Advent, the perennial winter flower, blooms from the fallow seeds of our reck and bleary summers.

From deferred dreams and inconvenient truths, we look to, ask of, and pray for what has been abandoned.

In advent, we admit as one people that without God's guidance we stray, confessing with sorrow the exile in which we find ourselves.

I don't know about you friend, but I miss the garden of Eve and Adam. Eden must have been that place where no bird freezes.

Eden must have been that place where no bird sung, whose cry I

could not understand.
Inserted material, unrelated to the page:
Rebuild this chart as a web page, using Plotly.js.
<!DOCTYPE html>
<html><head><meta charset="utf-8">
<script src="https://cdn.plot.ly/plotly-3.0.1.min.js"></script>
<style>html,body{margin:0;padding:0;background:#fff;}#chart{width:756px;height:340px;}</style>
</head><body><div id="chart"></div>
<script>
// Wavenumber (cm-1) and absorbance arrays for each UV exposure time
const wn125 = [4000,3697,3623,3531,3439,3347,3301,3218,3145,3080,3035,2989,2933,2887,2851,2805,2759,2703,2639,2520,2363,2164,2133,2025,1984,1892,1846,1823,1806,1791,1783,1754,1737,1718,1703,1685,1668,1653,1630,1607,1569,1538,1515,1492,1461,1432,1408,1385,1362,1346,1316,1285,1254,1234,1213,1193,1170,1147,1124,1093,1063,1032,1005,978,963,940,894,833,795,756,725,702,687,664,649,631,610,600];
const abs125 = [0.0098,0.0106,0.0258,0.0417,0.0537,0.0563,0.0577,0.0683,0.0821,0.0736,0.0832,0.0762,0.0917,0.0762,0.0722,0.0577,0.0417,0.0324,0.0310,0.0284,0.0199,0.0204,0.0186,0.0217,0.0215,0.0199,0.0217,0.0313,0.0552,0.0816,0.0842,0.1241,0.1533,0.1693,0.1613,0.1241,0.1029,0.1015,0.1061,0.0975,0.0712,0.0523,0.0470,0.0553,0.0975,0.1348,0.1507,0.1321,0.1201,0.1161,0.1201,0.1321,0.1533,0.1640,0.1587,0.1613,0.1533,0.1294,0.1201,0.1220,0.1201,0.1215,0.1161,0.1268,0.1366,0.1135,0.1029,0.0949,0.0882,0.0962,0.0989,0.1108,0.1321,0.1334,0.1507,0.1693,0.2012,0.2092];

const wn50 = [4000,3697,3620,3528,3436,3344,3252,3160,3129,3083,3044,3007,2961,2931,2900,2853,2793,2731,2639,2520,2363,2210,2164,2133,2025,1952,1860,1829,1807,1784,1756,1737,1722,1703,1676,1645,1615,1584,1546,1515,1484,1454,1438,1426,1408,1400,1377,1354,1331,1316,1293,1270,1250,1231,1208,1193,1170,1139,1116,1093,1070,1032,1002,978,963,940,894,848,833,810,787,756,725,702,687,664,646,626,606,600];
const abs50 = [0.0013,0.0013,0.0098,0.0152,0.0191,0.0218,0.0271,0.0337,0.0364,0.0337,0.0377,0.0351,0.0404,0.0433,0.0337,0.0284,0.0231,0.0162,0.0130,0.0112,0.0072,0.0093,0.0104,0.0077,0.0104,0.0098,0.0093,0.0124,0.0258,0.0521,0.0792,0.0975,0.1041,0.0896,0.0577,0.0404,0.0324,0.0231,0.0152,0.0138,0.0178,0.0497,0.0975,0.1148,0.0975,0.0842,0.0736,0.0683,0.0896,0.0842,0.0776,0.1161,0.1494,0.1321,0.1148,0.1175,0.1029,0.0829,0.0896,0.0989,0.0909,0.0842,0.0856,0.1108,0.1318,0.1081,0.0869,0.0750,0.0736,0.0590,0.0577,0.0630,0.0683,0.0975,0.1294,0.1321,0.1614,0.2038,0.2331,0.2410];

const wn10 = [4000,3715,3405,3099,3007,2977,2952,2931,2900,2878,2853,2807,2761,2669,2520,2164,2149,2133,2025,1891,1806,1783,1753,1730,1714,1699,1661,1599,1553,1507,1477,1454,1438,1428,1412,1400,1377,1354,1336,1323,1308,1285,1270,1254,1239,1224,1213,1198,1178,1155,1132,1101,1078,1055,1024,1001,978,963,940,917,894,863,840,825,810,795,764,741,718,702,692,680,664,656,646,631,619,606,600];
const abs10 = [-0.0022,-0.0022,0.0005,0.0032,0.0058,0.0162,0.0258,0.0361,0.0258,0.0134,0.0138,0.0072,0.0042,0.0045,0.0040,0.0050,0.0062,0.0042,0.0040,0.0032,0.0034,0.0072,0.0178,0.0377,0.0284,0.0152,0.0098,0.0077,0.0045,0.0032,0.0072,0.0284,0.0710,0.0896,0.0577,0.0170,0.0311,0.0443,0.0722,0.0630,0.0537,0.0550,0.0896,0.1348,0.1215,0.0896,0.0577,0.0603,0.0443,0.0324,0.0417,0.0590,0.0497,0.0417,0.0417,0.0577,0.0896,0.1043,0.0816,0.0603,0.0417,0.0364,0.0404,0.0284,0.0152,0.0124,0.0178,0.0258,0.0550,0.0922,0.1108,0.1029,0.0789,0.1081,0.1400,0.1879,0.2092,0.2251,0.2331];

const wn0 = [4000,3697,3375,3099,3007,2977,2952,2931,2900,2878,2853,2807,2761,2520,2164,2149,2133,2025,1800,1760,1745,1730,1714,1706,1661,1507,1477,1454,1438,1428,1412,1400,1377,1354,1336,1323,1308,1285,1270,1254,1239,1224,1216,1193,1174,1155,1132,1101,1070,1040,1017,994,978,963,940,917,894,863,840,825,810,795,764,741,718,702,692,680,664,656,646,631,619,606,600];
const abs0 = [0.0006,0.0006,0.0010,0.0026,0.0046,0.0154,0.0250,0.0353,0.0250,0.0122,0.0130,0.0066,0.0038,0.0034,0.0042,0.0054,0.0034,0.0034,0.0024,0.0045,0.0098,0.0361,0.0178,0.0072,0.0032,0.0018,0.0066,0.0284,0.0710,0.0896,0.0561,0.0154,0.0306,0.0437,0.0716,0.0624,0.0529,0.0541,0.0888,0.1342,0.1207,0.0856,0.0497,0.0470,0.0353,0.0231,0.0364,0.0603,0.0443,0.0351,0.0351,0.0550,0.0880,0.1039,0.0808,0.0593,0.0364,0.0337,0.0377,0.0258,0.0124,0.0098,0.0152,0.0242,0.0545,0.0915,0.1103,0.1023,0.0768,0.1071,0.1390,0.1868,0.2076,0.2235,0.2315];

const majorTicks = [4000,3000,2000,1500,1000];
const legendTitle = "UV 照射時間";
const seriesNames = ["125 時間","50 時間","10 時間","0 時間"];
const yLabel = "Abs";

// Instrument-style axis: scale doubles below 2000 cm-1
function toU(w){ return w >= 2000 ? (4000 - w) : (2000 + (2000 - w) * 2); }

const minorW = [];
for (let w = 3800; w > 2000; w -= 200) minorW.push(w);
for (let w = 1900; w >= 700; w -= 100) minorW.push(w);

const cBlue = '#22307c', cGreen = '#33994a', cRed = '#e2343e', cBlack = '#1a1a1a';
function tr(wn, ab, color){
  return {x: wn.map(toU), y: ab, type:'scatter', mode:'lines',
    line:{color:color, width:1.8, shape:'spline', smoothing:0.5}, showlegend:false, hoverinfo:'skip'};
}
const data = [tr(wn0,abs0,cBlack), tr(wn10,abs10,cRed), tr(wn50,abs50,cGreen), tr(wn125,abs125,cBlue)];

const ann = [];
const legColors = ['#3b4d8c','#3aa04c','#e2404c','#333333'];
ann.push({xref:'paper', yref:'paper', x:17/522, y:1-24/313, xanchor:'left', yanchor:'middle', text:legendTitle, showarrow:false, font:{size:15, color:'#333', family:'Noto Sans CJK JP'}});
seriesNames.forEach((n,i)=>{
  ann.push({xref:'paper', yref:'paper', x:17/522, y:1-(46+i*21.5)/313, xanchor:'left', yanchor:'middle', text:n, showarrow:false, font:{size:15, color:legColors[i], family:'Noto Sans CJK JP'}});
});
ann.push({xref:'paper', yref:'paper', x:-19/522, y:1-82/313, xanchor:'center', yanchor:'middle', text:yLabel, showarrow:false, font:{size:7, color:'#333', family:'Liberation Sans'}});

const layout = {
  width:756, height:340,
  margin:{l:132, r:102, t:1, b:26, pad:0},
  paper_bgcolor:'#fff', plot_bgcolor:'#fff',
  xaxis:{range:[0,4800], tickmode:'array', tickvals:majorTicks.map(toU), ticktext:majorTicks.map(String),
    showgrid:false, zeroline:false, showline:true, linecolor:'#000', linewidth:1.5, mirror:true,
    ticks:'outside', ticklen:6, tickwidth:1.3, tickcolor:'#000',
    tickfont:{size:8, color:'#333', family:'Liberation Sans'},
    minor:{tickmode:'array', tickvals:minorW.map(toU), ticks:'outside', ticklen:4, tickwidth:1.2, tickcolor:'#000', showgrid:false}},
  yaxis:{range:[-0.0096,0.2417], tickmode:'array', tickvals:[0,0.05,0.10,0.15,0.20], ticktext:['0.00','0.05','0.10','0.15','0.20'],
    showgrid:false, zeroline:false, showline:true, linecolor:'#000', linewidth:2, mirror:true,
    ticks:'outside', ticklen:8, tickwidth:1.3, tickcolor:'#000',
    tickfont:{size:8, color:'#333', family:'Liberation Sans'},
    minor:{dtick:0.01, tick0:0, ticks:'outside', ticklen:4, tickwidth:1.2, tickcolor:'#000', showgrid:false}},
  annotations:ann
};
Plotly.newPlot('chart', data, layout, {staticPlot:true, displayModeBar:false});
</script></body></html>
That place where every joy was sung, bird and I singing as one.

I have lost that language, my mind dulled by so-called "necessities" of life. My politics, once a polyphany, now huddle into a single tongue.

But dimly I have known a remnant eden and advent reconciles me within the memory of that time when I spoke with other tongues, dreaming in other lands.
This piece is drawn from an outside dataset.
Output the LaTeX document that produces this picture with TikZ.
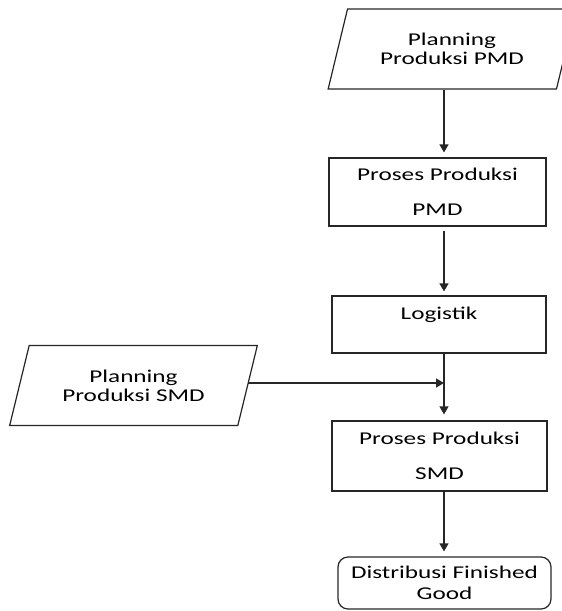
\documentclass[tikz,border=0pt]{standalone}
\usepackage{fontspec}
\setmainfont{Carlito}[FakeStretch=1.4]
\usetikzlibrary{shapes.geometric,arrows.meta}
\begin{document}
\begin{tikzpicture}[x=1pt,y=-1pt,
  every node/.style={font=\fontsize{18}{19}\selectfont, text=black, align=center, draw=black!85, line width=1.2pt},
  box/.style={rectangle, minimum width=217pt, minimum height=68pt},
  plan/.style={trapezium, trapezium left angle=70, trapezium right angle=110, trapezium stretches=true, minimum width=248pt, minimum height=80pt},
  term/.style={rectangle, rounded corners=10pt, minimum width=213pt, minimum height=52pt},
  flow/.style={-{Triangle[length=8pt,width=9pt]}, line width=1.2pt, draw=black!85}]
\useasboundingbox (0,0) rectangle (562,611);

\node [plan] (0) at (452, 49) {Planning\\Produksi PMD};
\node [box] (1) at (437.5, 192) {Proses Produksi\\[16pt]PMD};
\node [box, minimum height=57pt, minimum width=214pt] (2) at (439, 324.5) {Logistik\\[3pt]\mbox{}};
\node [plan] (3) at (133.5, 385.5) {Planning\\Produksi SMD};
\node [box, minimum height=70pt, minimum width=215pt] (4) at (439.5, 456) {Proses Produksi\\[16pt]SMD};
\node [term] (5) at (444.5, 583) {Distribusi Finished\\[2pt]Good};
\coordinate (6) at (444, 383);

\draw [flow, shorten >=5pt] (0.south -| 6) -- (1.north -| 6);
\draw [flow, shorten <=4pt, shorten >=4pt] (1.south -| 6) -- (2.north -| 6);
\draw [flow, shorten >=6pt] (2.south -| 6) -- (4.north -| 6);
\draw [flow] (3.east |- 6) -- (6);
\draw [flow, shorten >=5pt] (4.south -| 6) -- (5.north -| 6);
\end{tikzpicture}
\end{document}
So I came anew to words I wrote, these after visiting ancient Petra:

"The desert plateau looked like an altar of desecration. On it lay a melted body bag abandoned to the vultures. We trod toward it through the white-hot sand, aiming first for the freakish presence of a giant shrub. I was wrong, according to the guidebook and the signs pointing to the tent tarp suspended over a pile of rubble; it was the remains of a Byzantine church. This could only make sense as I gathered my

wits again in the shade tendered by the shrub’s gnarled branches. But it was a tree actually, and looking at the wrinkled face of the Bedouin sheik, who sat ceremoniously for photographs beneath the sign’s official pronouncement, I could believe Jordan’s oldest

tree really was nearly five hundred years old. But I blinked for a long time at the inscription I discovered inside the church:

“In 1993, a cache of 152 papyrus scrolls was found in a room adjacent to the church. They had been carbonized in the fire and that is what preserved them.”

Throughout the season of Advent, in the fires of worldly concern, it will be our communion that preserves hope in the world. By human bonds of love will we resist the entanglements that destroy. Pathways do exist in the trails made by saints, so that even though we appear to wander in deserts, we trust God leads us to the everlasting oasis. Amen.

For reflection:
As the Kin_dom nears, what areas of our lives do we yearn to stand "first" in line?
Even in our thirst for justice, where is the Eden we have wandered from and to revisit that place, how can we abnegate our place in line?
We let others drink from our own wells, how will we let God refill them during this season of Advent?